GratitudeGratitude really does make a difference.

Some days are tough for this adult child, even though I am not a direct caregiver for my elderly parents. The amazing assisted living staff and an incredible caregiver, who visits two or three times each week, provide the bulk of the support. Yet, there is still so much more to do — coordinating appointments, paying bills, purchasing necessities, keeping a calendar, ensuring that they have enough of this or that between my visits, and lots of other tasks.

It takes time, although I am completely aware that what I do, along with my husband’s help, is nothing compared to families who care for a fragile elder full time at home.

Yet when I begin to feel sorry for myself, I remind myself of the gratitude I feel toward my parents.

Over the many years, both mom and dad have given me and my family much to be grateful for — time, advice, vacations, modeled values, occasional financial help, and a good deal more. Oh yes, and love — lots and lots of love.

What I am doing for them is dwarfed by what they’ve given to me.
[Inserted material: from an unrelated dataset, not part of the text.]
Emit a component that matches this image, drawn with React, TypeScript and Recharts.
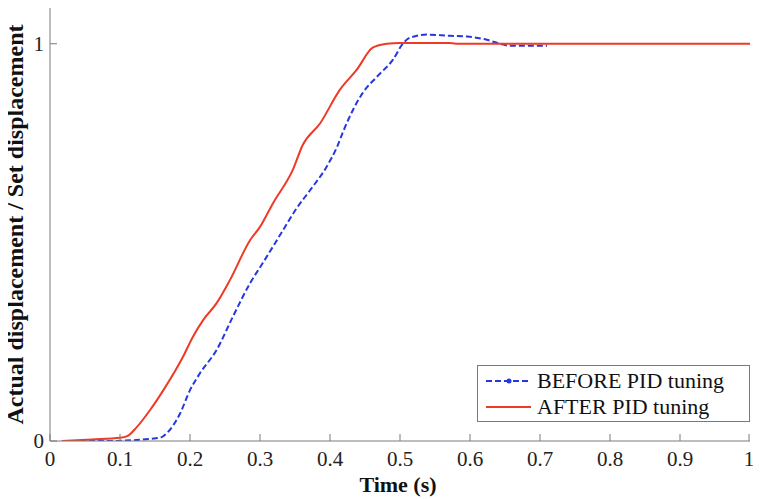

Yet even as they need my support, my parents worry about me — wondering whether their affairs are creating too much work for me, interfering with my job, whether I’m driving too far, or allowing enough time to spend with my grandchildren.

I am grateful to my parents for helping me develop an optimistic outlook on life, for instilling my concern and respect for others, for demonstrating again and again how to make the world a better place, and for their forgiveness every single time I’ve ever made a mistake.

Gratitude really does make a difference.



2 thoughts on “When You’re Tired & Overwhelmed​ — but Still Grateful

  1. Completely agree! An attitude of gratitude is very helpful to make the difficult days of caregiving easier. When I’m especially exhausted from work, and so many things to take care of at home, on top of caring for my mom— I try to remind myself of all the things my mom did for me and our family and how grateful I am to have a mom like her. This makes for caring for her easier even when she is being difficult.


  2. Giving back to my 93 year old mother has become a major theme of my life.
    Every living day is a gift for her and that motivates me to care. I regret that I am doing this task alone as an only son.